= Challenge =
Copy everything in the listing below word for word, apart from any images.

==========

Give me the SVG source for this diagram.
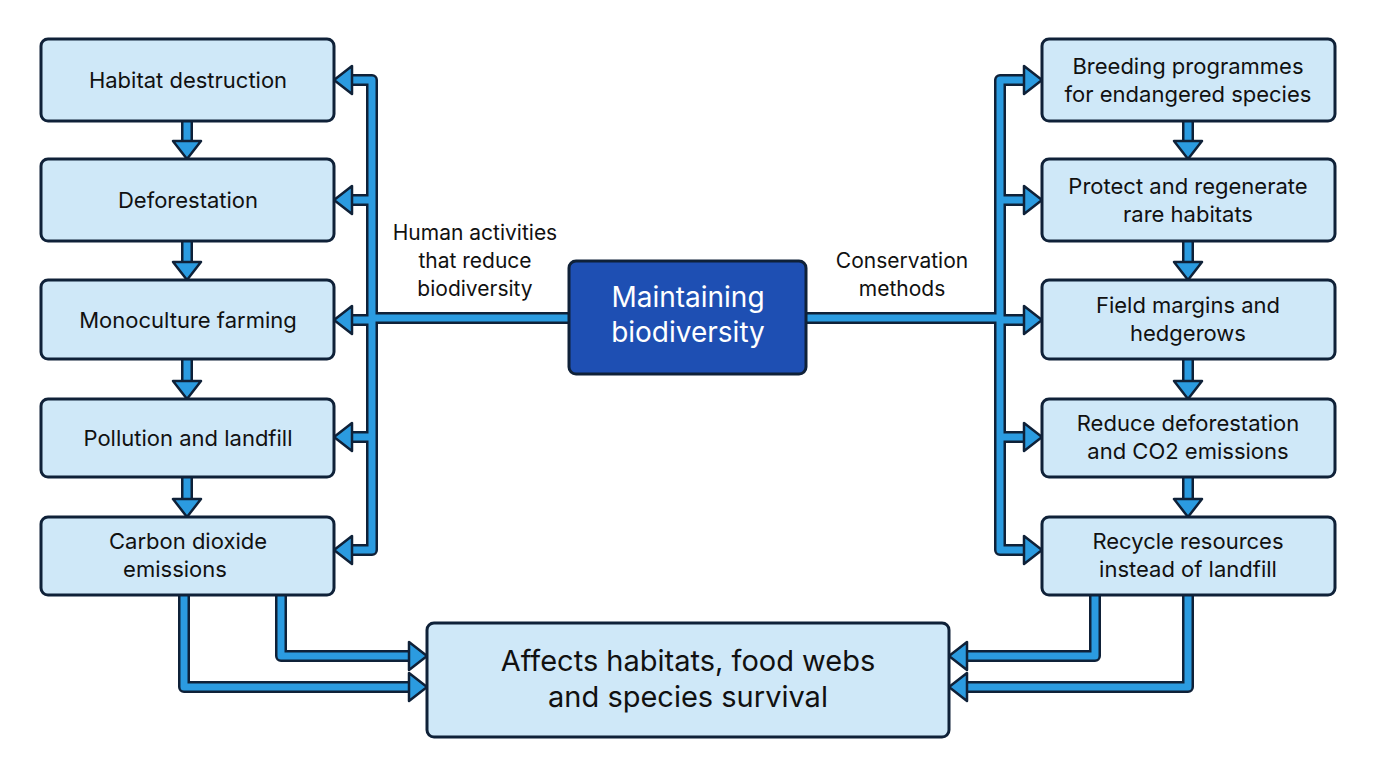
<svg xmlns="http://www.w3.org/2000/svg" width="1376" height="768" viewBox="0 0 1376 768">
<defs><style>
.box{fill:#cfe8f8;stroke:#0f2138;stroke-width:3}
.main{fill:#1e4fb3;stroke:#0f2138;stroke-width:3}
.t{font-family:Inter,"Liberation Sans",sans-serif;font-size:22px;fill:#111;text-anchor:middle}
.lab{font-family:Inter,"Liberation Sans",sans-serif;font-size:21px;fill:#111;text-anchor:middle}
.o{fill:none;stroke:#0f2138;stroke-width:12;stroke-linejoin:round}
.i{fill:none;stroke:#2b9be0;stroke-width:7;stroke-linejoin:round}
.h{fill:#2b9be0;stroke:#0f2138;stroke-width:2.5;stroke-linejoin:round}
</style></defs>
<rect width="1376" height="768" fill="#fff"/>
<g id="connectors">
<path class="o" d="M352 80H372V550H352M352 200H372M352 320H372M352 437H372M372 318H569M187 121V141M187 241V262M187 359V381M187 477V499M1024 80H1000V550H1024M1024 200H1000M1024 320H1000M1024 437H1000M1000 318H806M1188 121V141M1188 241V262M1188 359V381M1188 477V499M184 595V687H409M281 595V656H409M1095 595V656H967M1188 595V687H967"/>
<path class="i" d="M352 80H372V550H352M352 200H372M352 320H372M352 437H372M372 318H569M187 121V141M187 241V262M187 359V381M187 477V499M1024 80H1000V550H1024M1024 200H1000M1024 320H1000M1024 437H1000M1000 318H806M1188 121V141M1188 241V262M1188 359V381M1188 477V499M184 595V687H409M281 595V656H409M1095 595V656H967M1188 595V687H967"/>
<polygon class="h" points="334,80 352,66 352,94"/>
<polygon class="h" points="334,200 352,186 352,214"/>
<polygon class="h" points="334,320 352,306 352,334"/>
<polygon class="h" points="334,437 352,423 352,451"/>
<polygon class="h" points="334,550 352,536 352,564"/>
<polygon class="h" points="1042,80 1024,66 1024,94"/>
<polygon class="h" points="1042,200 1024,186 1024,214"/>
<polygon class="h" points="1042,320 1024,306 1024,334"/>
<polygon class="h" points="1042,437 1024,423 1024,451"/>
<polygon class="h" points="1042,550 1024,536 1024,564"/>
<polygon class="h" points="187,159 173,141 201,141"/>
<polygon class="h" points="187,280 173,262 201,262"/>
<polygon class="h" points="187,399 173,381 201,381"/>
<polygon class="h" points="187,517 173,499 201,499"/>
<polygon class="h" points="1188,159 1174,141 1202,141"/>
<polygon class="h" points="1188,280 1174,262 1202,262"/>
<polygon class="h" points="1188,399 1174,381 1202,381"/>
<polygon class="h" points="1188,517 1174,499 1202,499"/>
<polygon class="h" points="427,656 409,642 409,670"/>
<polygon class="h" points="427,687 409,673 409,701"/>
<polygon class="h" points="949,656 967,642 967,670"/>
<polygon class="h" points="949,687 967,673 967,701"/>
<text class="lab" x="475" y="240">Human activities</text>
<text class="lab" x="475" y="268">that reduce</text>
<text class="lab" x="475" y="296">biodiversity</text>
<text class="lab" x="902" y="268">Conservation</text>
<text class="lab" x="902" y="296">methods</text>
</g>
<g id="n1"><rect class="box" x="41" y="39" width="293" height="82" rx="7"/><text class="t" x="188" y="88">Habitat destruction</text></g>
<g id="n2"><rect class="box" x="41" y="159" width="293" height="82" rx="7"/><text class="t" x="188" y="208">Deforestation</text></g>
<g id="n3"><rect class="box" x="41" y="280" width="293" height="79" rx="7"/><text class="t" x="188" y="328">Monoculture farming</text></g>
<g id="n4"><rect class="box" x="41" y="399" width="293" height="78" rx="7"/><text class="t" x="188" y="446">Pollution and landfill</text></g>
<g id="n5"><rect class="box" x="41" y="517" width="293" height="78" rx="7"/><text class="t" x="188" y="549">Carbon dioxide</text><text class="t" x="175" y="577">emissions</text></g>
<g id="r1"><rect class="box" x="1042" y="39" width="293" height="82" rx="7"/><text class="t" x="1188" y="74">Breeding programmes</text><text class="t" x="1188" y="102">for endangered species</text></g>
<g id="r2"><rect class="box" x="1042" y="159" width="293" height="82" rx="7"/><text class="t" x="1188" y="194">Protect and regenerate</text><text class="t" x="1188" y="222">rare habitats</text></g>
<g id="r3"><rect class="box" x="1042" y="280" width="293" height="79" rx="7"/><text class="t" x="1188" y="313">Field margins and</text><text class="t" x="1188" y="341">hedgerows</text></g>
<g id="r4"><rect class="box" x="1042" y="399" width="293" height="78" rx="7"/><text class="t" x="1188" y="431">Reduce deforestation</text><text class="t" x="1188" y="459">and CO2 emissions</text></g>
<g id="r5"><rect class="box" x="1042" y="517" width="293" height="78" rx="7"/><text class="t" x="1188" y="549">Recycle resources</text><text class="t" x="1188" y="577">instead of landfill</text></g>
<g id="center"><rect class="main" x="569" y="261" width="237" height="113" rx="7"/><text x="688" y="307" font-family="Inter,'Liberation Sans',sans-serif" font-size="28" fill="#fff" text-anchor="middle">Maintaining</text><text x="688" y="342" font-family="Inter,'Liberation Sans',sans-serif" font-size="28" fill="#fff" text-anchor="middle">biodiversity</text></g>
<g id="bottom"><rect class="box" x="427" y="623" width="522" height="114" rx="7"/><text x="688" y="671" font-family="Inter,'Liberation Sans',sans-serif" font-size="29" fill="#111" text-anchor="middle">Affects habitats, food webs</text><text x="688" y="707" font-family="Inter,'Liberation Sans',sans-serif" font-size="29" fill="#111" text-anchor="middle">and species survival</text></g>
</svg>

==========

= Task output =
Give me the SVG source for this diagram.
<svg xmlns="http://www.w3.org/2000/svg" width="1376" height="768" viewBox="0 0 1376 768">
<defs><style>
.box{fill:#cfe8f8;stroke:#0f2138;stroke-width:3}
.main{fill:#1e4fb3;stroke:#0f2138;stroke-width:3}
.t{font-family:Inter,"Liberation Sans",sans-serif;font-size:22px;fill:#111;text-anchor:middle}
.lab{font-family:Inter,"Liberation Sans",sans-serif;font-size:21px;fill:#111;text-anchor:middle}
.o{fill:none;stroke:#0f2138;stroke-width:12;stroke-linejoin:round}
.i{fill:none;stroke:#2b9be0;stroke-width:7;stroke-linejoin:round}
.h{fill:#2b9be0;stroke:#0f2138;stroke-width:2.5;stroke-linejoin:round}
</style></defs>
<rect width="1376" height="768" fill="#fff"/>
<g id="connectors">
<path class="o" d="M352 80H372V550H352M352 200H372M352 320H372M352 437H372M372 318H569M187 121V141M187 241V262M187 359V381M187 477V499M1024 80H1000V550H1024M1024 200H1000M1024 320H1000M1024 437H1000M1000 318H806M1188 121V141M1188 241V262M1188 359V381M1188 477V499M184 595V687H409M281 595V656H409M1095 595V656H967M1188 595V687H967"/>
<path class="i" d="M352 80H372V550H352M352 200H372M352 320H372M352 437H372M372 318H569M187 121V141M187 241V262M187 359V381M187 477V499M1024 80H1000V550H1024M1024 200H1000M1024 320H1000M1024 437H1000M1000 318H806M1188 121V141M1188 241V262M1188 359V381M1188 477V499M184 595V687H409M281 595V656H409M1095 595V656H967M1188 595V687H967"/>
<polygon class="h" points="334,80 352,66 352,94"/>
<polygon class="h" points="334,200 352,186 352,214"/>
<polygon class="h" points="334,320 352,306 352,334"/>
<polygon class="h" points="334,437 352,423 352,451"/>
<polygon class="h" points="334,550 352,536 352,564"/>
<polygon class="h" points="1042,80 1024,66 1024,94"/>
<polygon class="h" points="1042,200 1024,186 1024,214"/>
<polygon class="h" points="1042,320 1024,306 1024,334"/>
<polygon class="h" points="1042,437 1024,423 1024,451"/>
<polygon class="h" points="1042,550 1024,536 1024,564"/>
<polygon class="h" points="187,159 173,141 201,141"/>
<polygon class="h" points="187,280 173,262 201,262"/>
<polygon class="h" points="187,399 173,381 201,381"/>
<polygon class="h" points="187,517 173,499 201,499"/>
<polygon class="h" points="1188,159 1174,141 1202,141"/>
<polygon class="h" points="1188,280 1174,262 1202,262"/>
<polygon class="h" points="1188,399 1174,381 1202,381"/>
<polygon class="h" points="1188,517 1174,499 1202,499"/>
<polygon class="h" points="427,656 409,642 409,670"/>
<polygon class="h" points="427,687 409,673 409,701"/>
<polygon class="h" points="949,656 967,642 967,670"/>
<polygon class="h" points="949,687 967,673 967,701"/>
<text class="lab" x="475" y="240">Human activities</text>
<text class="lab" x="475" y="268">that reduce</text>
<text class="lab" x="475" y="296">biodiversity</text>
<text class="lab" x="902" y="268">Conservation</text>
<text class="lab" x="902" y="296">methods</text>
</g>
<g id="n1"><rect class="box" x="41" y="39" width="293" height="82" rx="7"/><text class="t" x="188" y="88">Habitat destruction</text></g>
<g id="n2"><rect class="box" x="41" y="159" width="293" height="82" rx="7"/><text class="t" x="188" y="208">Deforestation</text></g>
<g id="n3"><rect class="box" x="41" y="280" width="293" height="79" rx="7"/><text class="t" x="188" y="328">Monoculture farming</text></g>
<g id="n4"><rect class="box" x="41" y="399" width="293" height="78" rx="7"/><text class="t" x="188" y="446">Pollution and landfill</text></g>
<g id="n5"><rect class="box" x="41" y="517" width="293" height="78" rx="7"/><text class="t" x="188" y="549">Carbon dioxide</text><text class="t" x="175" y="577">emissions</text></g>
<g id="r1"><rect class="box" x="1042" y="39" width="293" height="82" rx="7"/><text class="t" x="1188" y="74">Breeding programmes</text><text class="t" x="1188" y="102">for endangered species</text></g>
<g id="r2"><rect class="box" x="1042" y="159" width="293" height="82" rx="7"/><text class="t" x="1188" y="194">Protect and regenerate</text><text class="t" x="1188" y="222">rare habitats</text></g>
<g id="r3"><rect class="box" x="1042" y="280" width="293" height="79" rx="7"/><text class="t" x="1188" y="313">Field margins and</text><text class="t" x="1188" y="341">hedgerows</text></g>
<g id="r4"><rect class="box" x="1042" y="399" width="293" height="78" rx="7"/><text class="t" x="1188" y="431">Reduce deforestation</text><text class="t" x="1188" y="459">and CO2 emissions</text></g>
<g id="r5"><rect class="box" x="1042" y="517" width="293" height="78" rx="7"/><text class="t" x="1188" y="549">Recycle resources</text><text class="t" x="1188" y="577">instead of landfill</text></g>
<g id="center"><rect class="main" x="569" y="261" width="237" height="113" rx="7"/><text x="688" y="307" font-family="Inter,'Liberation Sans',sans-serif" font-size="28" fill="#fff" text-anchor="middle">Maintaining</text><text x="688" y="342" font-family="Inter,'Liberation Sans',sans-serif" font-size="28" fill="#fff" text-anchor="middle">biodiversity</text></g>
<g id="bottom"><rect class="box" x="427" y="623" width="522" height="114" rx="7"/><text x="688" y="671" font-family="Inter,'Liberation Sans',sans-serif" font-size="29" fill="#111" text-anchor="middle">Affects habitats, food webs</text><text x="688" y="707" font-family="Inter,'Liberation Sans',sans-serif" font-size="29" fill="#111" text-anchor="middle">and species survival</text></g>
</svg>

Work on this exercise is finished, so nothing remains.